Governor Patrick has signed into law a bill that amends the Massachusetts legal investment list law, which requires the Commissioner of Banks to annually issue a list of equity and fixed instrument investments deemed permissible for state-chartered banks and certain other regulated entities. The amendment signed by the Governor on October 9, Chapter 343 of the Acts of 2014, preserves the authority of the Commissioner to issue the annual list of legal investments, but adds authority for Massachusetts banks to invest in certain types of debt and equity securities that are separate from, and in addition to the Commissioner’s legal investment list. Permissible investments under the amended law include certain municipal and corporate notes and bonds, and the common stock, notes and bonds of banks and bank holding companies under certain circumstances. The amended law provides authority for banks to invest in all bonds, notes or other interest-bearing obligations of the United States or Massachusetts, or in obligations that are unconditionally guaranteed by the United States or Massachusetts, and bonds, notes or other interest-bearing obligations issued or unconditionally guaranteed by other states that have not materially defaulted on an obligation within the past 20 years. It also provides direct authority for investments in guaranteed obligations of Fannie Mae, any obligations of a federal home loan bank, obligations of the Export-Import Bank of the United States, and mortgage backed securities guaranteed by Ginnie Mae or issued by Freddie Mac, among other debt securities. The amendments to the legal list law become effective on January 8, 2015.

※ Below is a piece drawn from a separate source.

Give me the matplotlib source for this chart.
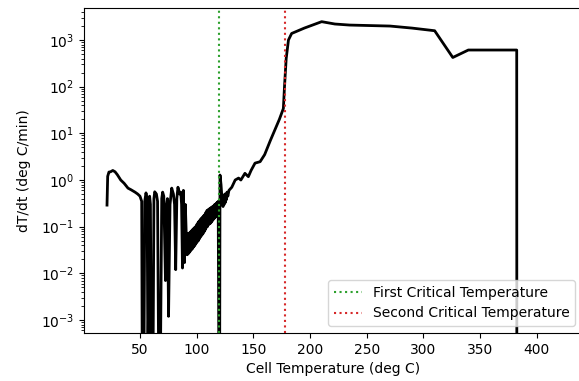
import matplotlib
matplotlib.use("Agg")
import matplotlib.pyplot as plt

# ---- data ----
start_T = [20.9, 21.5, 22.6, 24, 26, 28, 30, 33, 36, 39.4, 42, 45.6, 48, 50, 51.5]
start_rate = [0.29, 1.2, 1.48, 1.5, 1.6, 1.5, 1.3, 1.0, 0.85, 0.67, 0.62, 0.55, 0.5, 0.45, 0.35]

osc_T = [52, 53.5, 54.2, 55.3, 56.3, 57, 58.5, 59.2, 60, 61.5, 62.3, 63, 64.5, 65.5,
         66.5, 68, 69.2, 70, 71, 72.5, 73.5, 74.2, 75.2, 76.5, 78, 79.5, 80.5,
         81.5, 82.5, 83.5, 85, 86, 86.7, 87.5, 88.3, 89.3, 90, 91]
osc_rate = [1e-4, 1e-4, 0.35, 0.53, 0.4, 1e-4, 0.45, 0.3, 1e-4, 1e-4, 0.4, 0.56, 0.5, 0.35,
            1e-4, 1e-4, 0.4, 0.55, 0.45, 7e-3, 0.3, 0.4, 1.2e-3, 0.3, 0.67, 0.5, 0.3,
            0.012, 0.4, 0.7, 0.5, 0.55, 0.3, 0.013, 0.6, 0.017, 0.3, 0.05]

band_T = [91.5, 92, 92.5, 93, 93.5, 94, 94.5, 95, 95.5, 96, 96.5, 97, 97.5, 98, 98.5, 99,
          99.5, 100, 100.5, 101, 101.5, 102, 102.5, 103, 103.5, 104, 104.5, 105, 105.5,
          106, 106.5, 107, 107.5, 108, 108.5, 109, 109.5, 110, 110.5, 111, 111.5, 112,
          112.5, 113, 113.5, 114, 114.5, 115, 115.5, 116, 116.5, 117, 117.5, 118, 118.5, 119]
band_rate = [0.025, 0.07, 0.026, 0.072, 0.028, 0.075, 0.03, 0.08, 0.032, 0.085, 0.034, 0.09,
             0.037, 0.095, 0.04, 0.1, 0.044, 0.11, 0.047, 0.12, 0.05, 0.13, 0.055, 0.14,
             0.06, 0.15, 0.065, 0.16, 0.07, 0.17, 0.077, 0.18, 0.085, 0.2, 0.095, 0.22,
             0.1, 0.23, 0.11, 0.24, 0.115, 0.25, 0.12, 0.26, 0.13, 0.27, 0.14, 0.28,
             0.15, 0.3, 0.16, 0.31, 0.17, 0.33, 0.19, 0.35]

late_T = [119.6, 120.3, 120.6, 121.5, 122.5, 123.3, 123.8, 124.3, 124.8, 125.3, 125.8,
          126.3, 126.8, 127.5, 128.5, 131, 134, 137, 139, 142.6, 145.6, 148, 151.5, 156,
          160, 165, 169, 173, 176.5, 177.5, 179, 181, 183.8, 195, 210.3, 222, 235, 250,
          270.6, 290, 310, 326, 339.7, 382.4, 382.5]
late_rate = [1e-4, 1e-4, 1.28, 0.8, 0.35, 0.27, 0.45, 0.3, 0.5, 0.33, 0.5,
             0.38, 0.55, 0.45, 0.6, 0.7, 1.0, 1.1, 1.0, 1.39, 1.18, 1.6, 2.3, 2.47,
             3.5, 7, 11.8, 20, 34, 100, 400, 1000, 1380, 1800, 2470, 2200, 2090, 2050,
             1990, 1800, 1580, 422, 610, 610, 1e-4]

first_critical = 120
second_critical = 178

temps = start_T + osc_T + band_T + late_T
rates = start_rate + osc_rate + band_rate + late_rate

fig = plt.figure(figsize=(5.79, 3.81), dpi=100)
ax = fig.add_axes([84 / 579, 48 / 381, (582 - 84) / 579, (373 - 48) / 381])
ax.plot(temps, rates, color="black", lw=2)
ax.axvline(first_critical, color="tab:green", ls=":", lw=1.5, label="First Critical Temperature")
ax.axvline(second_critical, color="tab:red", ls=":", lw=1.5, label="Second Critical Temperature")
ax.set_yscale("log")
ax.set_xlim(0.6, 440)
ax.set_ylim(5.27e-4, 4850)
ax.set_xticks([50, 100, 150, 200, 250, 300, 350, 400])
ax.set_xlabel("Cell Temperature (deg C)")
ax.set_ylabel("dT/dt (deg C/min)", labelpad=7)
ax.legend(loc="lower right")
fig.savefig("out.png", dpi=100)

     Nutter Notes: The amendments to the legal list law add a due diligence requirement to the expanded investment authorities. Before a bank or other regulated entity relying on the legal list law may make a permissible investment, the law requires the institution to conduct an appropriate level of due diligence to determine whether an investment is both permissible and appropriate for the institution. The amended law provides that such due diligence may include both internal and external analyses. The amended law specifically provides that, for debt instruments, such an analysis may not rely solely on a credit rating agency and the institution must determine that the instrument has both a low risk of default by the obligor and that the full and timely repayment is expected over the expected life of the investment. Investments not specifically authorized by the amended legal list law are still eligible for inclusion on the Commissioner’s annual list. Banks and other regulated entities relying on the legal list law may petition the Commissioner to consider specific investments for addition to the Commissioner’s annual list, such as mutual funds investing solely in legal investments, provided that such investments meet any additional criteria required by the Commissioner under the law.